# RECORD LIST
/---

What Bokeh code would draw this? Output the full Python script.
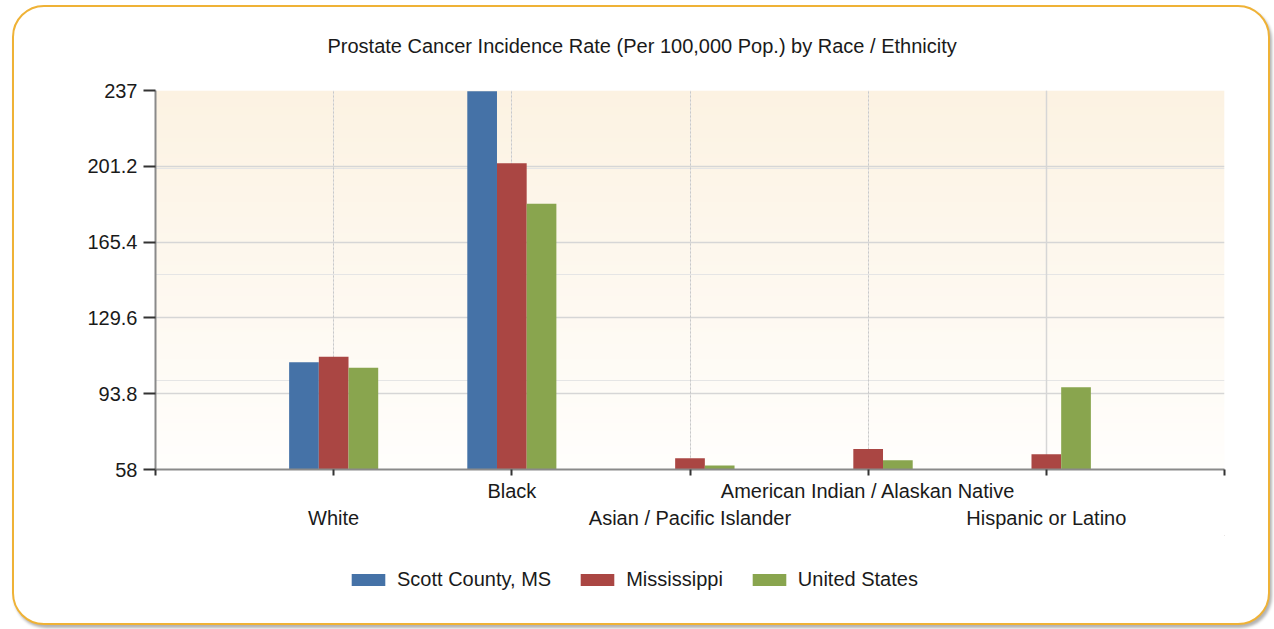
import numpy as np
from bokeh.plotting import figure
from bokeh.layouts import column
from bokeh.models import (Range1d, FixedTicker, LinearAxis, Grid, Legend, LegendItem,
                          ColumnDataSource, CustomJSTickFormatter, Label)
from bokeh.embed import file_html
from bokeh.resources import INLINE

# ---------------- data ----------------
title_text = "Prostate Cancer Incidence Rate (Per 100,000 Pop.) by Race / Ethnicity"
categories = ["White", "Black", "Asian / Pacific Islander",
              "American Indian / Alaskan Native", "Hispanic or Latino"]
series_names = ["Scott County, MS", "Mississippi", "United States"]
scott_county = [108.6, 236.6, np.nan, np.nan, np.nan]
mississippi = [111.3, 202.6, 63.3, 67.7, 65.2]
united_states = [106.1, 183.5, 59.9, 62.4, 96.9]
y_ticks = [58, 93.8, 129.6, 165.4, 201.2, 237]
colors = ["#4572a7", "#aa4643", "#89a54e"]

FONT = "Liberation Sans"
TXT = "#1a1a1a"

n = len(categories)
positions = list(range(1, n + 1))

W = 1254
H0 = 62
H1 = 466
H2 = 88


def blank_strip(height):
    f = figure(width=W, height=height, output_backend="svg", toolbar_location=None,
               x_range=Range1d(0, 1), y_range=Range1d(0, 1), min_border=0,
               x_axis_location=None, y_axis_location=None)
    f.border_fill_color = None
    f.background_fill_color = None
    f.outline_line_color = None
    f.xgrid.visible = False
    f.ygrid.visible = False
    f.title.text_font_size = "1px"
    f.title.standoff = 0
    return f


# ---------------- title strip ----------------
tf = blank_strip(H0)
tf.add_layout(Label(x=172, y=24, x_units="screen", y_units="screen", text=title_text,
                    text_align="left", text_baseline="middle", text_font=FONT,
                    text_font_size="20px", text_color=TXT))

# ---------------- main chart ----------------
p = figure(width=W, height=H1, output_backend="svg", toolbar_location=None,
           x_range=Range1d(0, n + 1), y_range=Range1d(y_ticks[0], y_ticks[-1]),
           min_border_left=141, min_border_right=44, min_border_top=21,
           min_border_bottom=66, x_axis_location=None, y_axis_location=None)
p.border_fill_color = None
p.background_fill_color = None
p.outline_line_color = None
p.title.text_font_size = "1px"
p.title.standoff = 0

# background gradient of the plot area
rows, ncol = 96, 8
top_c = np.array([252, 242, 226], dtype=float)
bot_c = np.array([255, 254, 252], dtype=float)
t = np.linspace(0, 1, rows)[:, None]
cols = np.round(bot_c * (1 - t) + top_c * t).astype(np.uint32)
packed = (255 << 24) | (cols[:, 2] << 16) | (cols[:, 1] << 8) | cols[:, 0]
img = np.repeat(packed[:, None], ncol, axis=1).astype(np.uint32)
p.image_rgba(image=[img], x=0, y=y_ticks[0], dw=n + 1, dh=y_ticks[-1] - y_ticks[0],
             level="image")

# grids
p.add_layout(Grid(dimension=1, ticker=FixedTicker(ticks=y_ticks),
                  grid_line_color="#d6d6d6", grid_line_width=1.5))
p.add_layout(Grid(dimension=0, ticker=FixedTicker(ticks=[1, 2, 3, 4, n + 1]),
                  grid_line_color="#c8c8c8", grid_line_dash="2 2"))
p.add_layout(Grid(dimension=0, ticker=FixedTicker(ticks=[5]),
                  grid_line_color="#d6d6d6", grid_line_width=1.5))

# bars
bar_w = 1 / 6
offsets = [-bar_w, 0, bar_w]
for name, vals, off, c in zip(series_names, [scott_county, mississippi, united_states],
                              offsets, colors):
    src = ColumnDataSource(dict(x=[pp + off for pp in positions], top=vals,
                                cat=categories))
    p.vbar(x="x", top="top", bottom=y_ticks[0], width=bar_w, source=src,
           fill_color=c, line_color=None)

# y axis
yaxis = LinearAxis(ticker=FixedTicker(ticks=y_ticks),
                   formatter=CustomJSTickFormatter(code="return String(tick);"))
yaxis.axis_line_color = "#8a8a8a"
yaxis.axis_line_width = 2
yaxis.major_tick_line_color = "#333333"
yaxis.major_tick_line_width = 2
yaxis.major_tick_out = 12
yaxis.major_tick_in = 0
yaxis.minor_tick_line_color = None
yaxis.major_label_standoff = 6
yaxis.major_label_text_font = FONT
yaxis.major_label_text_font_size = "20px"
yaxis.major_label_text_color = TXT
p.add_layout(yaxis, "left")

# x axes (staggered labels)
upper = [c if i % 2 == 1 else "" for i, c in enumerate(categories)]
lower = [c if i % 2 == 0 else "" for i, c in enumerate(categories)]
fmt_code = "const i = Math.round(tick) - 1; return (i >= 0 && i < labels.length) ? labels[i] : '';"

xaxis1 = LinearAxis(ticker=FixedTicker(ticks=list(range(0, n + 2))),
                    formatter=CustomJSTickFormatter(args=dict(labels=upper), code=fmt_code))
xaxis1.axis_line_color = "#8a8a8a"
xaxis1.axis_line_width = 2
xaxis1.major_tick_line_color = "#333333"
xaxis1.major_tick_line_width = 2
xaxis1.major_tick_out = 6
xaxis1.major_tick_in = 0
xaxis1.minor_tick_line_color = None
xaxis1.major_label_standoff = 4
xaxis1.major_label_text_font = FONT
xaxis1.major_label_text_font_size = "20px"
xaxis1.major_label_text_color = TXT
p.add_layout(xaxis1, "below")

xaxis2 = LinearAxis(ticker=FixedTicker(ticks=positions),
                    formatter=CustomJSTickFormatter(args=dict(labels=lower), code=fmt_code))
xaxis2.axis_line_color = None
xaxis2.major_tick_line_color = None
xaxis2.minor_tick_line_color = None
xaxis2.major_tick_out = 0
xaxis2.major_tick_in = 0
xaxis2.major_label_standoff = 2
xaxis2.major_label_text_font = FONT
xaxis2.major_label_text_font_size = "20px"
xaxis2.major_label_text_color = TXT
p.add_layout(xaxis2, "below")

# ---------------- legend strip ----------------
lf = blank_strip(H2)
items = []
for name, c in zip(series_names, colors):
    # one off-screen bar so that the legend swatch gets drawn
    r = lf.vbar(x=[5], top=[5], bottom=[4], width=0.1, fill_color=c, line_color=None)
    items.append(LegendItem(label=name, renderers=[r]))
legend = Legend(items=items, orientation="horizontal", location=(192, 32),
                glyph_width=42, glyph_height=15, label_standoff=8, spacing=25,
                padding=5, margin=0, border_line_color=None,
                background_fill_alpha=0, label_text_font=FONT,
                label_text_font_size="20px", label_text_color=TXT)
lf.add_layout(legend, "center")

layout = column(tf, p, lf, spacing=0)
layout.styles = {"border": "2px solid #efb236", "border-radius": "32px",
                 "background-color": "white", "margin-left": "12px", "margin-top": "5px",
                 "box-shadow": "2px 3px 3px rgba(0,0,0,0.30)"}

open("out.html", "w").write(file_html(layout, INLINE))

\---
/---

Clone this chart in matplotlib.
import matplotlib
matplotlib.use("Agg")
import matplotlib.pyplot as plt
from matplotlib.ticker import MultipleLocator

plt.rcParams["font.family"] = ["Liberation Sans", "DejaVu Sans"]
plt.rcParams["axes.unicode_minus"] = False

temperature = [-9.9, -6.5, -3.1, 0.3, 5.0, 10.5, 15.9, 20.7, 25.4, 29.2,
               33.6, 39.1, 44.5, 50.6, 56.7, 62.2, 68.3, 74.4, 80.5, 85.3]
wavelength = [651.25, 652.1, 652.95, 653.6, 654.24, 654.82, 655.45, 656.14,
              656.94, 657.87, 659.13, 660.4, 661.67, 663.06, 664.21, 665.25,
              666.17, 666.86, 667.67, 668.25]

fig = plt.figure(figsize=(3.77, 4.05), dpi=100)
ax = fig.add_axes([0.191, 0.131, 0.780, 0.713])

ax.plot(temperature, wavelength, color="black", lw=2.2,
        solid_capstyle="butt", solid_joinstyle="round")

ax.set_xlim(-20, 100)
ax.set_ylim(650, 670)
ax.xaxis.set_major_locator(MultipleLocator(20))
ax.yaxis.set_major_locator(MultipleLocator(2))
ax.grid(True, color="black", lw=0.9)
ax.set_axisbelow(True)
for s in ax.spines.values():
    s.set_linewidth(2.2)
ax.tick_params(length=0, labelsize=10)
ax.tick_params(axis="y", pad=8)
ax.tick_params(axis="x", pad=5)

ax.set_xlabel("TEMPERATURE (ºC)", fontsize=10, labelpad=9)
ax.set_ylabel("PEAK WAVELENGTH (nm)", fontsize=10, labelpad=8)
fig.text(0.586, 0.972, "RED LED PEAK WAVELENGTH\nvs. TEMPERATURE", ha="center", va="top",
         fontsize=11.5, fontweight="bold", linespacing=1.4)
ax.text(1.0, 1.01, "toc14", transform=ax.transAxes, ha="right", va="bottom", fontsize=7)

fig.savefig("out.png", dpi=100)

\---

# TASK DESCRIPTION
Go through the records above, find every line with the word "matplotlib", and list those lines.

# RESULT FOR THIS EXERCISE
Clone this chart in matplotlib.
import matplotlib
matplotlib.use("Agg")
import matplotlib.pyplot as plt
from matplotlib.ticker import MultipleLocator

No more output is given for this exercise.